Neighborhood in Seoul, South Korea

Bongcheon-dong is a statutory division of Gwanak District, Seoul, South Korea. Its name means "enshrining heaven" which was derived from its location, northern skirt of Mt. Gwanak, stretching to the mountain ridge. It consists of 9 administrative neighborhoods. The district office of Gwanak is located in Bongcheon.

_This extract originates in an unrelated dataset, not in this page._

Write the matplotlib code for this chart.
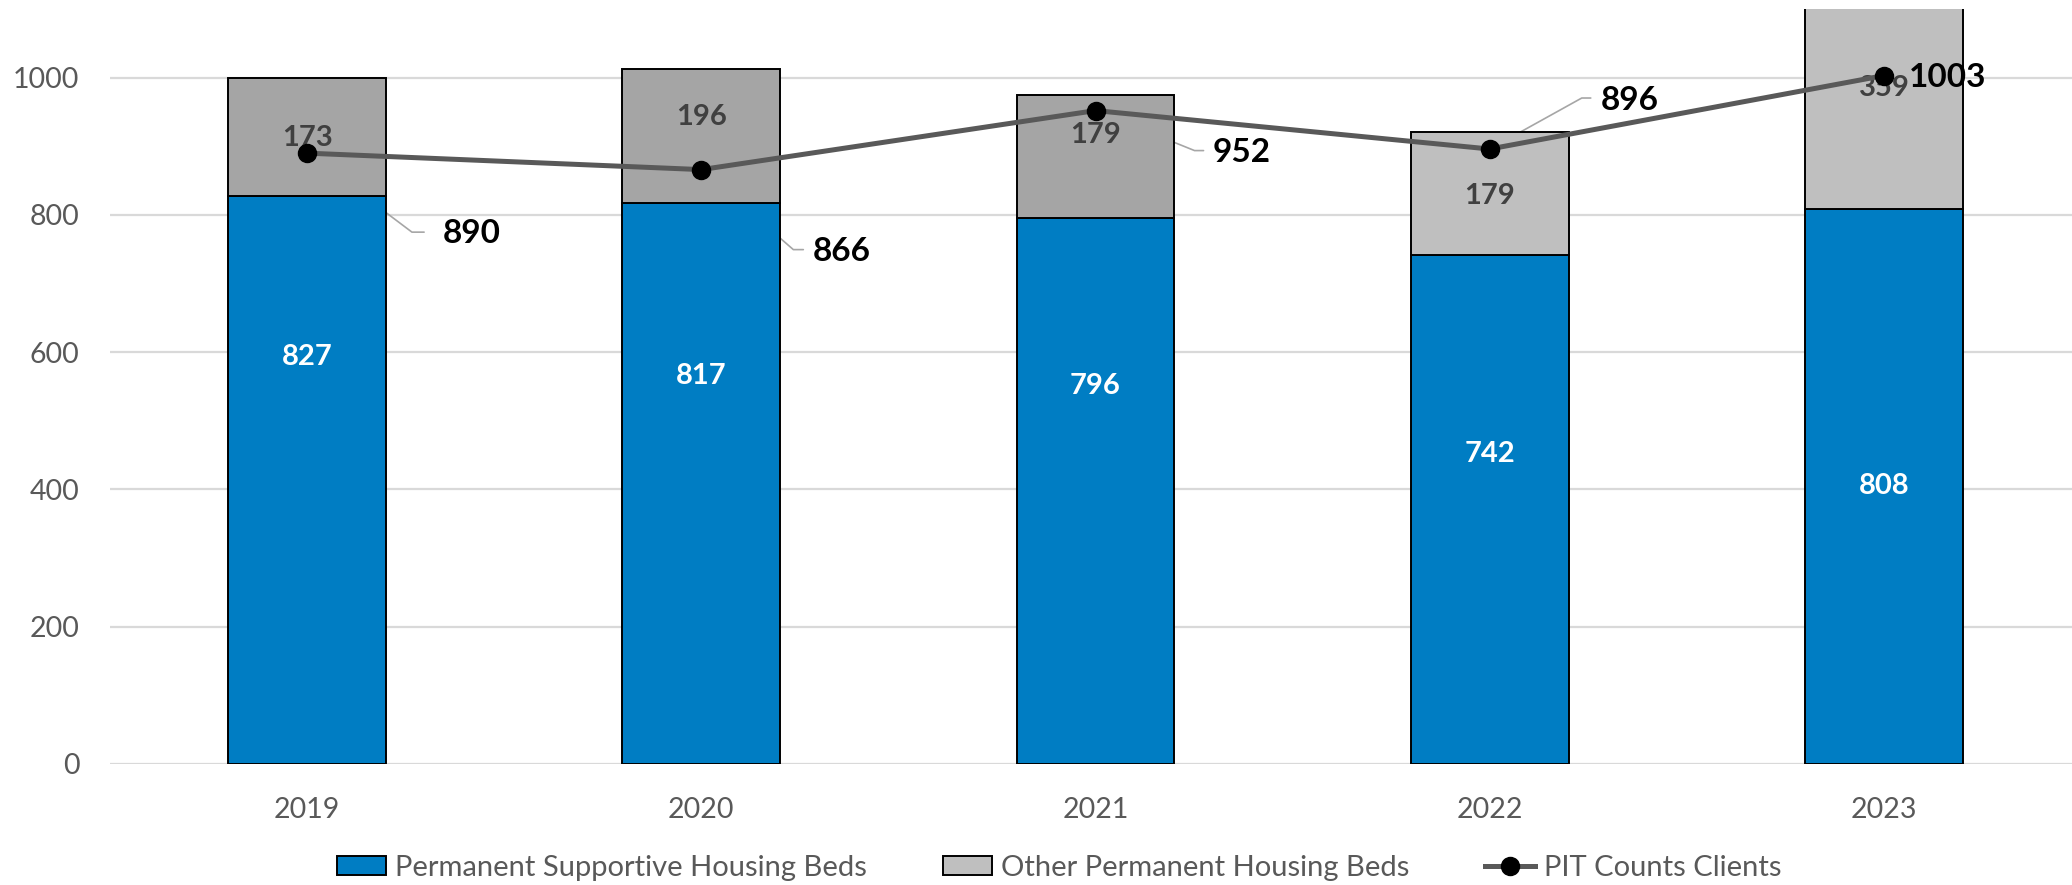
import numpy as np
import matplotlib.pyplot as plt
from matplotlib.patches import Patch
from matplotlib.lines import Line2D

# data
years = ['2019', '2020', '2021', '2022', '2023']
psh_beds = [827, 817, 796, 742, 808]
other_beds = [173, 196, 179, 179, 359]
pit_clients = [890, 866, 952, 896, 1003]

# label placement (data units for bar labels, pixel offsets for PIT labels)
psh_label_y = [593, 566, 551, 451, 405]
other_label_y = [912, 943, 917, 828, 985]
pit_label_off = [(136, -80), (111, -82), (117, -42), (111, 49), (25, -2)]
pit_leader = [((117, -79), -37), ((102, -80), -41), ((108, -40), -22), ((101, 51), 29), None]

blue = '#007DC3'
other_colors = ['#A5A5A5', '#A5A5A5', '#A5A5A5', '#BFBFBF', '#BFBFBF']

plt.rcParams['font.family'] = ['Lato', 'DejaVu Sans']

fig = plt.figure(figsize=(20.72, 8.85), dpi=100)
ax = fig.add_axes([110/2072, 121/885, (2072-110)/2072, 755/885])

x = np.arange(len(years))
ax.bar(x, psh_beds, width=0.4, color=blue, edgecolor='black', linewidth=1.4, zorder=2)
ax.bar(x, other_beds, bottom=psh_beds, width=0.4, color=other_colors,
       edgecolor='black', linewidth=1.4, zorder=2)
ax.plot(x, pit_clients, color='#595959', lw=3.6, marker='o', ms=13,
        mfc='black', mec='black', zorder=4)

# bar labels
for i in range(len(years)):
    ax.text(x[i], psh_label_y[i], str(psh_beds[i]), ha='center', va='center',
            color='white', fontsize=21, fontweight='bold', zorder=5)
    ax.text(x[i], other_label_y[i], str(other_beds[i]), ha='center', va='center',
            color='#404040', fontsize=21, fontweight='bold', zorder=3)

# PIT labels with leader lines
for i in range(len(years)):
    ax.annotate(str(pit_clients[i]), xy=(x[i], pit_clients[i]), xytext=pit_label_off[i],
                textcoords='offset pixels', ha='left', va='center',
                fontsize=24, fontweight='bold', color='black', zorder=6)
    if pit_leader[i] is not None:
        off, ang = pit_leader[i]
        ax.annotate('', xy=(x[i], pit_clients[i]), xytext=off, textcoords='offset pixels',
                    arrowprops=dict(arrowstyle='-', color='#A6A6A6', lw=1.2,
                                    shrinkA=0, shrinkB=0,
                                    connectionstyle=f'angle,angleA=0,angleB={ang},rad=0'),
                    zorder=1.5)

ax.set_ylim(0, 1100)
ax.set_xlim(-0.5, 4.477)
ax.set_yticks([0, 200, 400, 600, 800, 1000])
ax.set_xticks(x, years)
ax.tick_params(axis='both', length=0, labelsize=20.5, labelcolor='#595959')
ax.tick_params(axis='x', pad=24)
ax.tick_params(axis='y', pad=22)
ax.grid(axis='y', color='#D9D9D9', lw=1.6)
ax.set_axisbelow(True)
for s in ax.spines.values():
    s.set_visible(False)

handles = [Patch(facecolor=blue, edgecolor='black', lw=1.4),
           Patch(facecolor='#BFBFBF', edgecolor='black', lw=1.4),
           Line2D([], [], color='#595959', lw=3.6, marker='o', ms=13, mfc='black', mec='black')]
labels = ['Permanent Supportive Housing Beds', 'Other Permanent Housing Beds', 'PIT Counts Clients']
fig.legend(handles, labels, loc='center', bbox_to_anchor=(1059/2072, 1 - 868/885), ncol=3,
           frameon=False, fontsize=21, labelcolor='#595959', handlelength=1.7,
           handleheight=0.6, handletextpad=0.3, columnspacing=2.6)

fig.savefig('out.png', dpi=100)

==Administrative divisions==
As of September 2008, there are 9 administrative neighborhoods (dong) in Bongcheon.
"Bongsari" = Bongcheon Sageori

| Name | Hangul | Hanja |
|---|---|---|
| Euncheon | 은천 | 殷川 |
| Seonghyeon | 성현 | 成賢 |
| Cheongnyong | 청룡 | 靑龍 |
| Boramae | 보라매 | No Chinese Characters notation |
| Cheongnim | 청림 | 靑林 |
| Haengun | 행운 | 幸運 |
| Nakseongdae | 낙성대 | 落星垈 |
| Jungang | 중앙 | 中央 |
| Inheon | 인헌 | 仁憲 |

== In popular culture ==
The division is where the 2011 webtoon "Bongcheon-Dong Ghost" is set. It is also the home of Jang Geum-ja (Player 149) and Park Yong-sik (Player 007) in Squid Game (season 2).